L´élévation du standard de vie des Camerounais, c´est-à-dire l’amélioration des conditions de vie, ne devrait plus être aujourd’hui l’objet d’une lutte quotidienne mais un acquis compte tenu des immenses richesses dont la nature a comblé notre pays. Hélas, nous en sommes loin , vous n’avez qu’à regarder dans nos rues : tous ces enfants en âge d’aller à l’école qui ne le peuvent faute de moyens ; tous ces jeunes hommes, bien souvent diplômés de nos "grandes écoles qui sont devenus " sauveteurs " se débrouillent à longueur de journées pour joindre les deux bouts ; allez dans nos hôpitaux, et vous verrez que des enfants en bas âage meurent de paludisme et par milliers, ceci faute de traitement. Que voulez-vous, notre société est faite de tant d’inégalités et d’injustices que nous nous devons de combattre sans cesse pour prétendre exister comme peuple !

Lors de la campagne présidentielle d´Octobre 2004, Adamou Ndam Njoya avait annoncé sa volonté de rapatrier le corps de Félix Moumié. Pourquoi lui? Et qu´en est-il des autres nationalistes?
Je pense que le président Adamou Ndam Njoya a annoncé sa volonté de rapatrier le corps de Félix Moumié mais aussi celui de l´ancien Président Ahmadou Ahidjo, et il me semble que les corps de ces deux personnalités sont à l´étranger. Le président Ndam Njoya n´a pas parlé seulement de Félix Moumié et ce voeu nous semble à l´Udc rejoindre celui d´un bon nombre d´autres Camerounais.

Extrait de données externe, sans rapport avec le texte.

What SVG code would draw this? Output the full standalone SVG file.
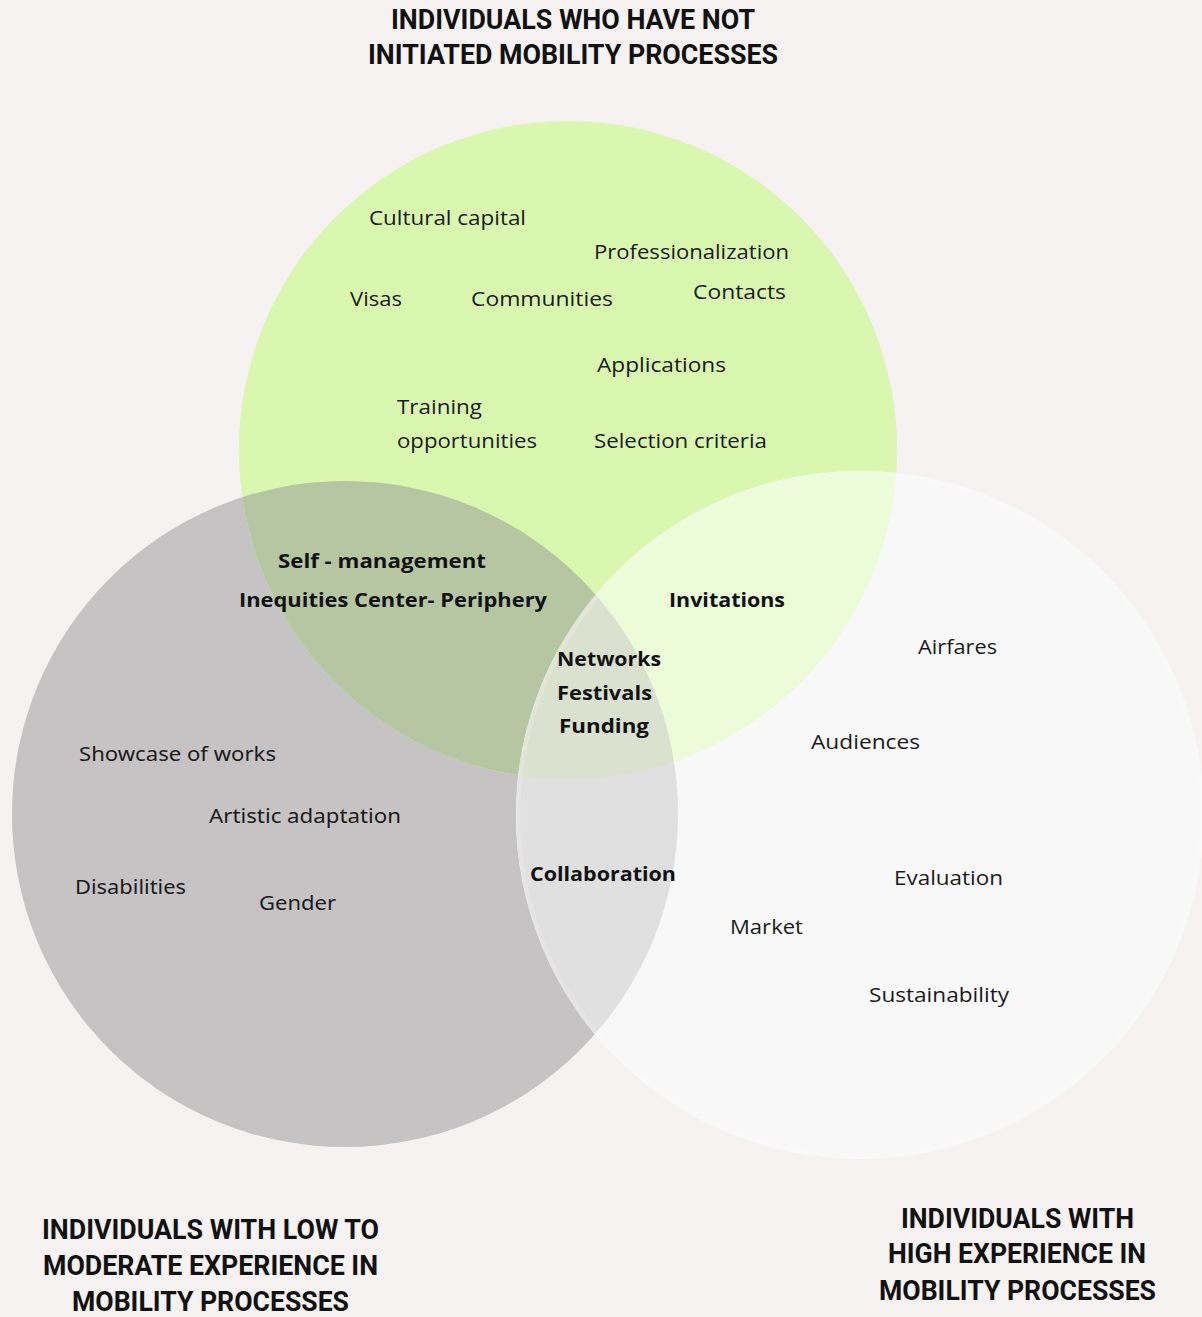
<svg xmlns="http://www.w3.org/2000/svg" width="1202" height="1317" viewBox="0 0 1202 1317">
<style>
.lbl{font-family:"Open Sans","Noto Sans","Liberation Sans",sans-serif;font-size:20px;fill:#1a1a1a}
.lbl2{font-family:"Noto Sans","Open Sans","Liberation Sans",sans-serif;font-size:20px;font-weight:400;fill:#1a1a1a}
.bold{font-family:"Open Sans","Noto Sans","Liberation Sans",sans-serif;font-size:20px;font-weight:700;fill:#111}
.title{font-family:Roboto,"Liberation Sans",sans-serif;font-size:27px;font-weight:700;fill:#111}
</style>
<defs>
<clipPath id="cGreen"><circle cx="568" cy="450" r="329"/></clipPath>
<clipPath id="cGray"><circle cx="345" cy="814" r="333"/></clipPath>
</defs>
<rect width="1202" height="1317" fill="#f5f2f1"/>
<g id="set-low-moderate">
<circle cx="345" cy="814" r="333" fill="#c5c3c4"/>
</g>
<g id="set-not-initiated">
<circle cx="568" cy="450" r="329" fill="#daf7b0"/>
</g>
<g id="set-high">
<circle cx="860" cy="815" r="344" fill="#f9f8f9"/>
</g>
<g id="overlaps">
<circle cx="568" cy="450" r="329" fill="#b6c6a3" clip-path="url(#cGray)"/>
<circle cx="860" cy="815" r="344" fill="#ecfbd8" clip-path="url(#cGreen)"/>
<circle cx="860" cy="815" r="344" fill="#e0e0e0" clip-path="url(#cGray)"/>
<g clip-path="url(#cGray)"><circle cx="860" cy="815" r="344" fill="#dbe1cf" clip-path="url(#cGreen)"/></g>
<circle cx="860" cy="815" r="342" fill="none" stroke="#ffffff" stroke-opacity="0.18" stroke-width="5"/>
</g>
<g id="connectors"/>
<g id="title-top">
<text class="title" x="391" y="29" textLength="364" lengthAdjust="spacingAndGlyphs">INDIVIDUALS WHO HAVE NOT</text>
<text class="title" x="368" y="64" textLength="410" lengthAdjust="spacingAndGlyphs">INITIATED MOBILITY PROCESSES</text>
</g>
<g id="title-left">
<text class="title" x="42" y="1239" textLength="337" lengthAdjust="spacingAndGlyphs">INDIVIDUALS WITH LOW TO</text>
<text class="title" x="43" y="1275" textLength="335" lengthAdjust="spacingAndGlyphs">MODERATE EXPERIENCE IN</text>
<text class="title" x="72" y="1311" textLength="277" lengthAdjust="spacingAndGlyphs">MOBILITY PROCESSES</text>
</g>
<g id="title-right">
<text class="title" x="901" y="1228" textLength="233" lengthAdjust="spacingAndGlyphs">INDIVIDUALS WITH</text>
<text class="title" x="888" y="1263" textLength="258" lengthAdjust="spacingAndGlyphs">HIGH EXPERIENCE IN</text>
<text class="title" x="879" y="1300" textLength="277" lengthAdjust="spacingAndGlyphs">MOBILITY PROCESSES</text>
</g>
<g id="labels-not-initiated">
<text class="lbl" x="369" y="225" textLength="157" lengthAdjust="spacingAndGlyphs">Cultural capital</text>
<text class="lbl" x="594" y="259" textLength="195" lengthAdjust="spacingAndGlyphs">Professionalization</text>
<text class="lbl" x="350" y="306" textLength="52" lengthAdjust="spacingAndGlyphs">Visas</text>
<text class="lbl" x="471" y="306" textLength="142" lengthAdjust="spacingAndGlyphs">Communities</text>
<text class="lbl" x="693" y="299" textLength="93" lengthAdjust="spacingAndGlyphs">Contacts</text>
<text class="lbl" x="597" y="372" textLength="129" lengthAdjust="spacingAndGlyphs">Applications</text>
<text class="lbl" x="397" y="414" textLength="85" lengthAdjust="spacingAndGlyphs">Training</text>
<text class="lbl" x="397" y="448" textLength="140" lengthAdjust="spacingAndGlyphs">opportunities</text>
<text class="lbl" x="594" y="448" textLength="173" lengthAdjust="spacingAndGlyphs">Selection criteria</text>
</g>
<g id="labels-not-initiated-low">
<text class="bold" x="278" y="568" textLength="208" lengthAdjust="spacingAndGlyphs">Self - management</text>
<text class="bold" x="239" y="607" textLength="308" lengthAdjust="spacingAndGlyphs">Inequities Center- Periphery</text>
</g>
<g id="labels-not-initiated-high">
<text class="bold" x="669" y="607" textLength="116" lengthAdjust="spacingAndGlyphs">Invitations</text>
</g>
<g id="labels-all">
<text class="bold" x="557" y="666" textLength="104" lengthAdjust="spacingAndGlyphs">Networks</text>
<text class="bold" x="557" y="700" textLength="95" lengthAdjust="spacingAndGlyphs">Festivals</text>
<text class="bold" x="559" y="733" textLength="90" lengthAdjust="spacingAndGlyphs">Funding</text>
</g>
<g id="labels-low-high">
<text class="bold" x="530" y="881" textLength="146" lengthAdjust="spacingAndGlyphs">Collaboration</text>
</g>
<g id="labels-low">
<text class="lbl2" x="79" y="761" textLength="197" lengthAdjust="spacingAndGlyphs">Showcase of works</text>
<text class="lbl2" x="209" y="823" textLength="192" lengthAdjust="spacingAndGlyphs">Artistic adaptation</text>
<text class="lbl2" x="75" y="894" textLength="111" lengthAdjust="spacingAndGlyphs">Disabilities</text>
<text class="lbl2" x="259" y="910" textLength="77" lengthAdjust="spacingAndGlyphs">Gender</text>
</g>
<g id="labels-high">
<text class="lbl" x="918" y="654" textLength="79" lengthAdjust="spacingAndGlyphs">Airfares</text>
<text class="lbl" x="811" y="749" textLength="109" lengthAdjust="spacingAndGlyphs">Audiences</text>
<text class="lbl" x="894" y="885" textLength="109" lengthAdjust="spacingAndGlyphs">Evaluation</text>
<text class="lbl" x="730" y="934" textLength="73" lengthAdjust="spacingAndGlyphs">Market</text>
<text class="lbl" x="869" y="1002" textLength="140" lengthAdjust="spacingAndGlyphs">Sustainability</text>
</g>
</svg>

Le retour à la libéralisation de la vie politique a réhabilité Um Nyobe. Mais cela ne semble pas se traduire dans la vie quotidienne de notre pays…
Cette question rejoint un peu la précédente, mais pose surtout celle du sort réservé à la mémoire des héros nationaux dans leur ensemble. Ce problème est national et fera tôt ou tard l´objet d´un débat national; il ne saurait être la préoccupation ou du ressort me semble- t-il d´un seul parti ou d’une partie de la nation camerounaise.
Par ailleurs, la gestion quotidienne de la cité dans une structure décentralisée, donne à chaque commune le droit de baptiser les rues ou les places de sa circonscription comme elle le désire; mais il faut avouer que dans un contexte sociopolitique où tous les démons ne sont pas encore exorcisés, il faut toujours plus de temps pour se rendre à l´évidence de reconsidérer les faits historiques comme un patrimoine. Je pense que le moment viendra où ceci sera pour une nation comme la nôtre une nécessité.